What is being asked:
Show every line below where "this" can be found.

Information supplied:
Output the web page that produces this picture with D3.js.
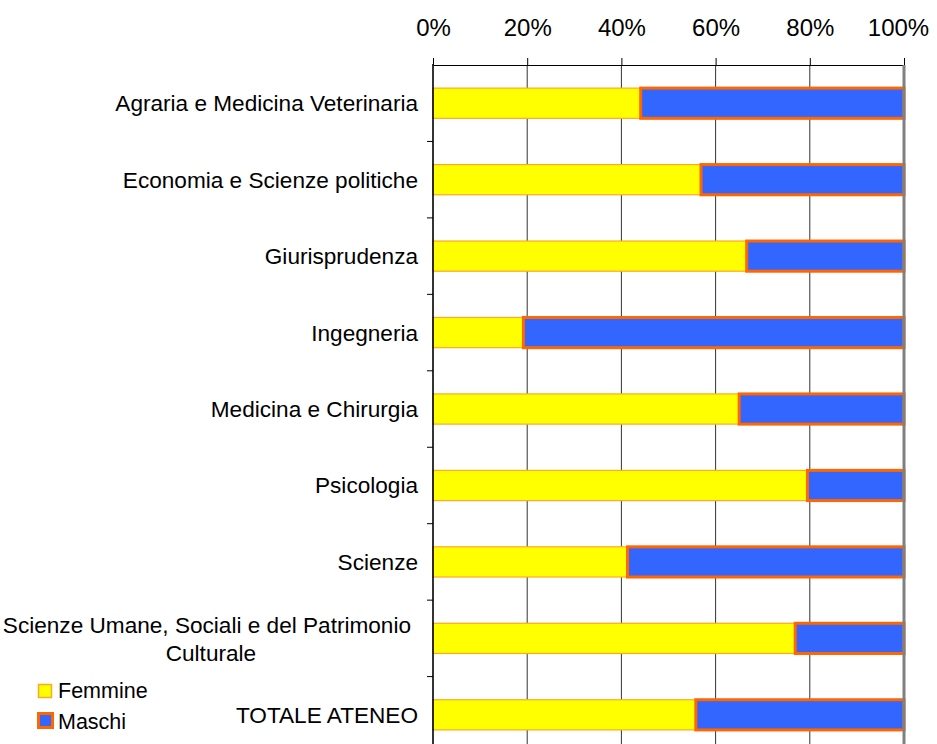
---
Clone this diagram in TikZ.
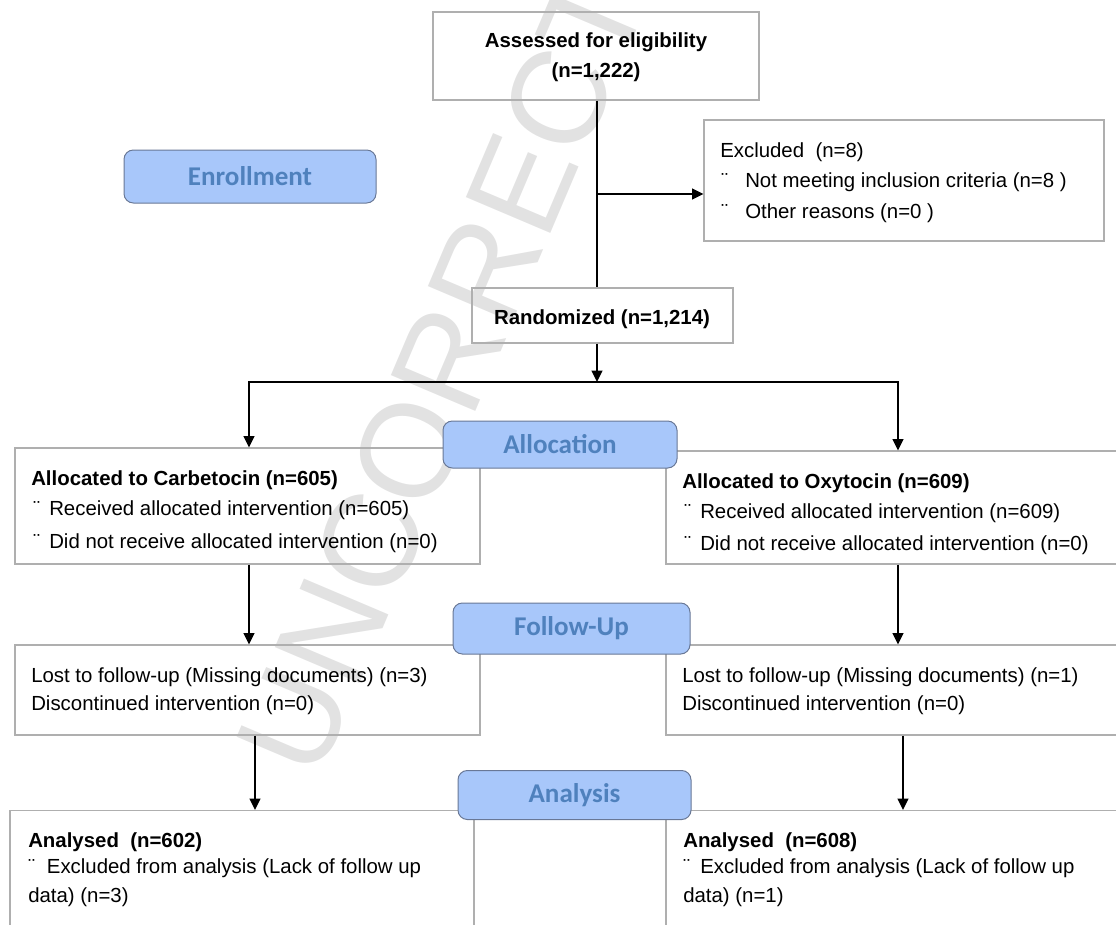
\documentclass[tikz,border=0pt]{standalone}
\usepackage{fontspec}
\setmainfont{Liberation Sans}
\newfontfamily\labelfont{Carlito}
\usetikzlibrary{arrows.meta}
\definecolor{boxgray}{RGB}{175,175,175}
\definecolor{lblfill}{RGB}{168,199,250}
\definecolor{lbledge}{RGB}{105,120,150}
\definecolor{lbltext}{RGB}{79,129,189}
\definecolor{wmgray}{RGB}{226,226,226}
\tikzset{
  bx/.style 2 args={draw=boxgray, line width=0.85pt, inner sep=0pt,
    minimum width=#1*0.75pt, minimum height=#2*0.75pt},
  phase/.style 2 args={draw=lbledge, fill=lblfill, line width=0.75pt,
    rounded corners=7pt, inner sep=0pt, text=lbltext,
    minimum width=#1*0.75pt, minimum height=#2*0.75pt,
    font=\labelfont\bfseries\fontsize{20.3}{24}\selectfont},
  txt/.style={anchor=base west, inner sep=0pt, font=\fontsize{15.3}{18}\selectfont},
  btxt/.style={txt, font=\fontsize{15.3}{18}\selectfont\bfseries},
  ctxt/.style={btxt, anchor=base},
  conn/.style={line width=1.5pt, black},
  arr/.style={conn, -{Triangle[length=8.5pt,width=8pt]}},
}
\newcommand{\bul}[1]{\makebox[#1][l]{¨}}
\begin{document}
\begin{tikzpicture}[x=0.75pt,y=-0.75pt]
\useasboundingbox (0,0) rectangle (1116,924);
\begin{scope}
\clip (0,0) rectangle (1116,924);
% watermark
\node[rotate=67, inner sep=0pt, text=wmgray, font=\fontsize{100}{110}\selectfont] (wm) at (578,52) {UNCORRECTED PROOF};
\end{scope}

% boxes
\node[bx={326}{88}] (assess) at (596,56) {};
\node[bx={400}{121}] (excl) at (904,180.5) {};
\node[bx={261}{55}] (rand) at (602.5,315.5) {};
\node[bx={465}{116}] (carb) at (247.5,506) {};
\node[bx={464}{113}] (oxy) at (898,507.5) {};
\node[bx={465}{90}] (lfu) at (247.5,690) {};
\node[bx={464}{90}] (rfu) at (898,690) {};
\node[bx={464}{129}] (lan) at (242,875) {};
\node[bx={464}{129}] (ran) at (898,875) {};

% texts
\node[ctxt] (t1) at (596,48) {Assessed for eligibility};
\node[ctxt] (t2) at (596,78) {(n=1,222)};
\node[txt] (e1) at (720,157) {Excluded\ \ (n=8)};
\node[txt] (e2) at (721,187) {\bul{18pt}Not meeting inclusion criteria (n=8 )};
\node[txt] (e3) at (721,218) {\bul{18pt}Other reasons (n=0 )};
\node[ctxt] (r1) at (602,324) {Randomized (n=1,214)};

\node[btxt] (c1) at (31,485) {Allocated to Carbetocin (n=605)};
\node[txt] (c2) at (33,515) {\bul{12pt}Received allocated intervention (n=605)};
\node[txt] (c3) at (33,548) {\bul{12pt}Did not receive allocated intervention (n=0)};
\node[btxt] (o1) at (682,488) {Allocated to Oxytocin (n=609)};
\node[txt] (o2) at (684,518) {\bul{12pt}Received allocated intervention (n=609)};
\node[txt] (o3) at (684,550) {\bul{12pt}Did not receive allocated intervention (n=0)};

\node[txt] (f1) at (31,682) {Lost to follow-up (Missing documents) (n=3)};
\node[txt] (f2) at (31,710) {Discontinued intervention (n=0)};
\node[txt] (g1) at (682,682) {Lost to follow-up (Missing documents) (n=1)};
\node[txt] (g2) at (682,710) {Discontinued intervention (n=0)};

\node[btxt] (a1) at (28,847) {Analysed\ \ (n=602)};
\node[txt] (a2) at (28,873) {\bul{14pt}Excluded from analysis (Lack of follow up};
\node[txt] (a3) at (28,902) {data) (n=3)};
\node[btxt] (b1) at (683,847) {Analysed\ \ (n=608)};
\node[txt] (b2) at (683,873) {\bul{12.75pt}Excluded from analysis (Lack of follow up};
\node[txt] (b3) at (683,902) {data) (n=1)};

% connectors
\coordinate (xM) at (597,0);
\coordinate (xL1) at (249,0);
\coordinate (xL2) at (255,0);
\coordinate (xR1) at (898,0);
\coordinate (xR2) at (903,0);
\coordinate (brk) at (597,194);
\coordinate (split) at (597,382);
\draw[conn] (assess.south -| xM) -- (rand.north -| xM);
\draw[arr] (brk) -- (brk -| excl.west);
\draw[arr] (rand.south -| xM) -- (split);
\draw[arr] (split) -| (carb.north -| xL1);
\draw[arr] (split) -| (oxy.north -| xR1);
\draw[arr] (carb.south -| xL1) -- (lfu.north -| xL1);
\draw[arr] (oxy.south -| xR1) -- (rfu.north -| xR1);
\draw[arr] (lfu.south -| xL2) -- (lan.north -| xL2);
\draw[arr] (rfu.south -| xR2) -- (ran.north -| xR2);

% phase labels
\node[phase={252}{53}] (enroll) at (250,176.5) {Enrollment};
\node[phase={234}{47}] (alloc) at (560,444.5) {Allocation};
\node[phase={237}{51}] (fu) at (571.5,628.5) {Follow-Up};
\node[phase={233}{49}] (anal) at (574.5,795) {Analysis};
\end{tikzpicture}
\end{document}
--
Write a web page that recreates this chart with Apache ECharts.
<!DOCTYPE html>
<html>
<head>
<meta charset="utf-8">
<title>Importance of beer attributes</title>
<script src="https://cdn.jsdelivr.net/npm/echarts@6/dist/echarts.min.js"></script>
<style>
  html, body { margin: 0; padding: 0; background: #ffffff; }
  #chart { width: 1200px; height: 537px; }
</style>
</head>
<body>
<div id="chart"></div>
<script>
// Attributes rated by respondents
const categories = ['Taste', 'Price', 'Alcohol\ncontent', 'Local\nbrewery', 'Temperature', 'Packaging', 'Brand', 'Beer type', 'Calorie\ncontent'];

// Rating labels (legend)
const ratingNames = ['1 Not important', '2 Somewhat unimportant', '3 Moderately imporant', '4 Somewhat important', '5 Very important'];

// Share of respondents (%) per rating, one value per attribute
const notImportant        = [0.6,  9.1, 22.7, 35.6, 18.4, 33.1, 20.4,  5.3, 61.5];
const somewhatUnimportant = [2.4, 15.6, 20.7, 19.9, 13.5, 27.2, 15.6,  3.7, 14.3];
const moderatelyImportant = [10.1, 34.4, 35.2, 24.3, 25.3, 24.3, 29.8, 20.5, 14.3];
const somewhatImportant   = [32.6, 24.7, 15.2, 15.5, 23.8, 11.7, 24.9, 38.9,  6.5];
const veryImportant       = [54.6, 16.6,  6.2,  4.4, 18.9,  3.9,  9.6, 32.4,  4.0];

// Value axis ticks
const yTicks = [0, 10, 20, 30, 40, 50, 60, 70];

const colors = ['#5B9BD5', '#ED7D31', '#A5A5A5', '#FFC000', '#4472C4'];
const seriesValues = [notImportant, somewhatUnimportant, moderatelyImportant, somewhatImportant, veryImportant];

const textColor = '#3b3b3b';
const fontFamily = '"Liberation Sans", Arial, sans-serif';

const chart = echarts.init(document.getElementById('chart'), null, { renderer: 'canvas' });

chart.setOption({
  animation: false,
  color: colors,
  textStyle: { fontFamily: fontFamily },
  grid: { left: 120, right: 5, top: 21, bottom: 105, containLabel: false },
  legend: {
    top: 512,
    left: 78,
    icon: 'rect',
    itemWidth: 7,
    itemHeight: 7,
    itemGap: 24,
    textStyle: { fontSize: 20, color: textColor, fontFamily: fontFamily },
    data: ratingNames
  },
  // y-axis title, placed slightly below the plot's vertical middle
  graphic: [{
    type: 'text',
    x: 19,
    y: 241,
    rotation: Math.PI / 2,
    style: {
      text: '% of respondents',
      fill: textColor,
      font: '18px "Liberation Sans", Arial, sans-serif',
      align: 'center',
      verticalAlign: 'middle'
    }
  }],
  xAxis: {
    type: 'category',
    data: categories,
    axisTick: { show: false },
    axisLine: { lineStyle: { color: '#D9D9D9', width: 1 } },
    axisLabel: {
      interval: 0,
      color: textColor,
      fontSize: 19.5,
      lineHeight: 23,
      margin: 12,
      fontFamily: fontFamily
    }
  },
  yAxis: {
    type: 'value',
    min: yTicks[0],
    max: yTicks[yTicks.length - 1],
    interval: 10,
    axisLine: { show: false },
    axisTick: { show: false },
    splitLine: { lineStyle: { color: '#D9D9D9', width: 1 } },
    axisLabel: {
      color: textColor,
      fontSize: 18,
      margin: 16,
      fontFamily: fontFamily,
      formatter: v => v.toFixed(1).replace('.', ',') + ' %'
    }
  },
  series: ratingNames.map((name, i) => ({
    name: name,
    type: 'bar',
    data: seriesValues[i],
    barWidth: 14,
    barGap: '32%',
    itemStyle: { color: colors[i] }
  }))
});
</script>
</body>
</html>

Answer to the exercise:
Output the web page that produces this picture with D3.js.
Clone this diagram in TikZ.
Write a web page that recreates this chart with Apache ECharts.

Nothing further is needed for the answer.